In one way or another, all of the men, except possibly Ametov, were actively involved in Crimean Solidarity. All are devout Muslims, educated men who played an active role in their children’s upbringing, as well as in helping others in need.
Any faint flicker of doubt that this was a systematic attack on Crimean Solidarity was dispelled on 21 May 2018 with the arrest of Server Mustafaev, one of the coordinators of Crimean Solidarity and Edem Smailov who has also been involved in the civic initiative. They are now also facing charges in this same ‘Hizb ut-Tahrir case’.

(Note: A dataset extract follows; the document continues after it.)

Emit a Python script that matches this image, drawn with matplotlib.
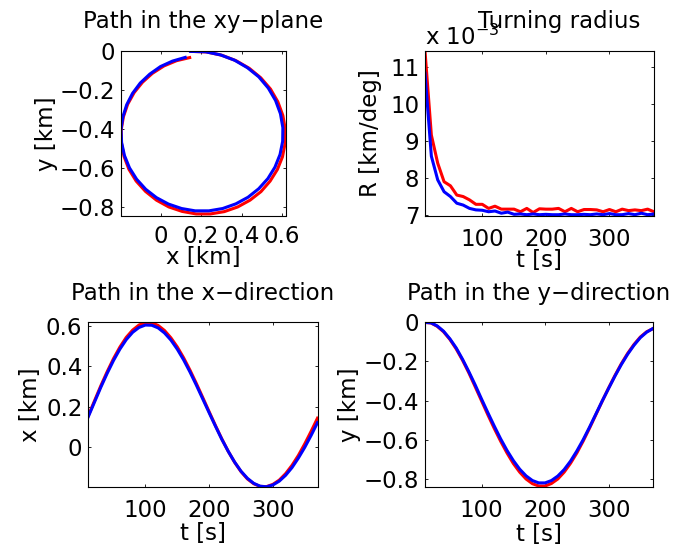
import matplotlib
matplotlib.use("Agg")
import matplotlib.pyplot as plt

plt.rcParams['font.family'] = ['DejaVu Sans']

# time [s]
t = [10, 20, 30, 40, 50, 60, 70, 80, 90, 100, 110, 120, 130, 140, 150, 160, 170, 180, 190,
     200, 210, 220, 230, 240, 250, 260, 270, 280, 290, 300, 310, 320, 330, 340, 350, 360, 370]

# x position [km]
x_red = [0.153, 0.228, 0.303, 0.373, 0.438, 0.495, 0.543, 0.579, 0.604, 0.616, 0.615, 0.602,
         0.577, 0.541, 0.496, 0.442, 0.381, 0.315, 0.246, 0.176, 0.107, 0.041, -0.020, -0.074,
         -0.120, -0.156, -0.180, -0.193, -0.194, -0.183, -0.162, -0.130, -0.089, -0.040, 0.017,
         0.079, 0.144]
x_blue = [0.148, 0.222, 0.296, 0.365, 0.429, 0.485, 0.532, 0.568, 0.592, 0.604, 0.603, 0.590,
          0.565, 0.530, 0.485, 0.432, 0.372, 0.307, 0.239, 0.171, 0.104, 0.039, -0.020, -0.073,
          -0.118, -0.153, -0.178, -0.192, -0.195, -0.186, -0.167, -0.138, -0.100, -0.053, 0.000,
          0.059, 0.122]

# y position [km]
y_red = [0.000, -0.003, -0.020, -0.048, -0.087, -0.136, -0.194, -0.259, -0.330, -0.402, -0.474,
         -0.543, -0.608, -0.668, -0.722, -0.766, -0.801, -0.825, -0.837, -0.837, -0.824, -0.801,
         -0.766, -0.721, -0.668, -0.607, -0.541, -0.472, -0.403, -0.336, -0.272, -0.212, -0.159,
         -0.113, -0.075, -0.048, -0.032]
y_blue = [0.000, -0.002, -0.018, -0.045, -0.084, -0.131, -0.189, -0.253, -0.321, -0.393, -0.463,
          -0.531, -0.596, -0.655, -0.707, -0.751, -0.785, -0.809, -0.821, -0.821, -0.809, -0.786,
          -0.753, -0.710, -0.658, -0.600, -0.536, -0.469, -0.402, -0.338, -0.275, -0.216, -0.163,
          -0.117, -0.078, -0.050, -0.031]

# turning radius [km/deg], in units of 1e-3
R_red = [11.42, 9.15, 8.39, 7.89, 7.78, 7.53, 7.49, 7.40, 7.28, 7.28, 7.17, 7.23, 7.15, 7.15,
         7.15, 7.08, 7.17, 7.06, 7.16, 7.15, 7.15, 7.17, 7.08, 7.17, 7.08, 7.14, 7.14, 7.13,
         7.08, 7.14, 7.08, 7.15, 7.11, 7.13, 7.11, 7.15, 7.08]
R_blue = [10.82, 8.58, 7.94, 7.62, 7.49, 7.31, 7.26, 7.17, 7.13, 7.12, 7.08, 7.10, 7.04, 7.07,
          7.01, 7.02, 7.00, 7.02, 7.00, 7.01, 7.00, 7.00, 7.02, 7.00, 7.00, 7.01, 7.00, 7.02,
          7.00, 7.03, 7.00, 7.00, 7.03, 7.00, 7.04, 7.00, 7.02]

W, H = 675, 551
fs = 16.5
fig = plt.figure(figsize=(W / 100, H / 100), dpi=100)

def make_axes(left, right, top, bottom):
    return fig.add_axes([left / W, (H - bottom) / H, (right - left) / W, (bottom - top) / H])

def style(ax, xpad):
    for s in ax.spines.values():
        s.set_linewidth(0.8)
    ax.tick_params(direction='in', length=2.5, width=0.6, top=True, right=True,
                   labelsize=fs)
    ax.tick_params(axis='x', pad=xpad)
    ax.tick_params(axis='y', pad=4)

def labels(ax, title, xl, yl, title_y, title_x, xl_y, yl_x):
    ax.text(title_x, title_y, title, transform=ax.transAxes, ha='center', va='baseline',
            fontsize=fs)
    ax.set_xlabel(xl, fontsize=fs, va='baseline')
    ax.xaxis.set_label_coords(0.5, xl_y)
    ax.set_ylabel(yl, fontsize=fs)
    ax.yaxis.set_label_coords(yl_x, 0.5)

lw = 2.2

# Path in the xy-plane
ax1 = make_axes(121, 285.7, 51, 215.5)
ax1.plot(x_red, y_red, color='red', lw=lw)
ax1.plot(x_blue, y_blue, color='blue', lw=lw)
ax1.set_xlim(-0.195, 0.618)
ax1.set_ylim(-0.845, 0.002)
ax1.set_xticks([0, 0.2, 0.4, 0.6])
ax1.set_xticklabels(['0', '0.2', '0.4', '0.6'])
ax1.set_yticks([-0.8, -0.6, -0.4, -0.2, 0])
ax1.set_yticklabels(['\u22120.8', '\u22120.6', '\u22120.4', '\u22120.2', '0'])
style(ax1, 6.5)
labels(ax1, 'Path in the xy\u2212plane', 'x [km]', 'y [km]', 1.140, 0.5, -0.295, -0.383)

# Turning radius
ax2 = make_axes(425, 654, 51, 216)
ax2.plot(t, R_red, color='red', lw=lw)
ax2.plot(t, R_blue, color='blue', lw=lw)
ax2.set_xlim(10, 370)
ax2.set_ylim(6.965, 11.42)
ax2.set_xticks([100, 200, 300])
ax2.set_yticks([7, 8, 9, 10, 11])
style(ax2, 8.5)
labels(ax2, 'Turning radius', 't [s]', 'R [km/deg]', 1.139, 0.585, -0.312, -0.188)
ax2.text(0.0, 1.036, 'x 10$^{-3}$', transform=ax2.transAxes, ha='left', va='baseline',
         fontsize=fs)

# Path in the x-direction
ax3 = make_axes(88, 317.5, 322, 487)
ax3.plot(t, x_red, color='red', lw=lw)
ax3.plot(t, x_blue, color='blue', lw=lw)
ax3.set_xlim(10, 370)
ax3.set_ylim(-0.196, 0.619)
ax3.set_xticks([100, 200, 300])
ax3.set_yticks([0, 0.2, 0.4, 0.6])
ax3.set_yticklabels(['0', '0.2', '0.4', '0.6'])
style(ax3, 8.5)
labels(ax3, 'Path in the x\u2212direction', 't [s]', 'x [km]', 1.133, 0.5, -0.322, -0.201)

# Path in the y-direction
ax4 = make_axes(424.5, 653, 322, 487)
ax4.plot(t, y_red, color='red', lw=lw)
ax4.plot(t, y_blue, color='blue', lw=lw)
ax4.set_xlim(10, 370)
ax4.set_ylim(-0.842, 0.002)
ax4.set_xticks([100, 200, 300])
ax4.set_yticks([-0.8, -0.6, -0.4, -0.2, 0])
ax4.set_yticklabels(['\u22120.8', '\u22120.6', '\u22120.4', '\u22120.2', '0'])
style(ax4, 8.5)
labels(ax4, 'Path in the y\u2212direction', 't [s]', 'y [km]', 1.133, 0.5, -0.325, -0.276)

fig.savefig('out.png', dpi=100)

Another Bakhchysarai Crimean Solidarity activist and civic journalist Nariman Memedeminov has been in custody since 22 March 2018. He is charged solely in connection with absolutely innocuous videos posted on YouTube in 2013, well before annexation. In the videos in question he condemns Russia for persecuting Muslims and expresses his views about the revival of the Khalifate. The FSB are claiming that this falls under Article 205.2 § 2 of Russia’s criminal code –‘public calls to carry out terrorist activities, public justification of terrorism or propaganda of terrorism’.
In each one of these cases, large contingents of masked men in camouflage gear flourishing automatic rifles have burst their way into homes where young children were asleep, often using totally unnecessary force against men who have never committed any wrongdoing and deeply traumatizing their children.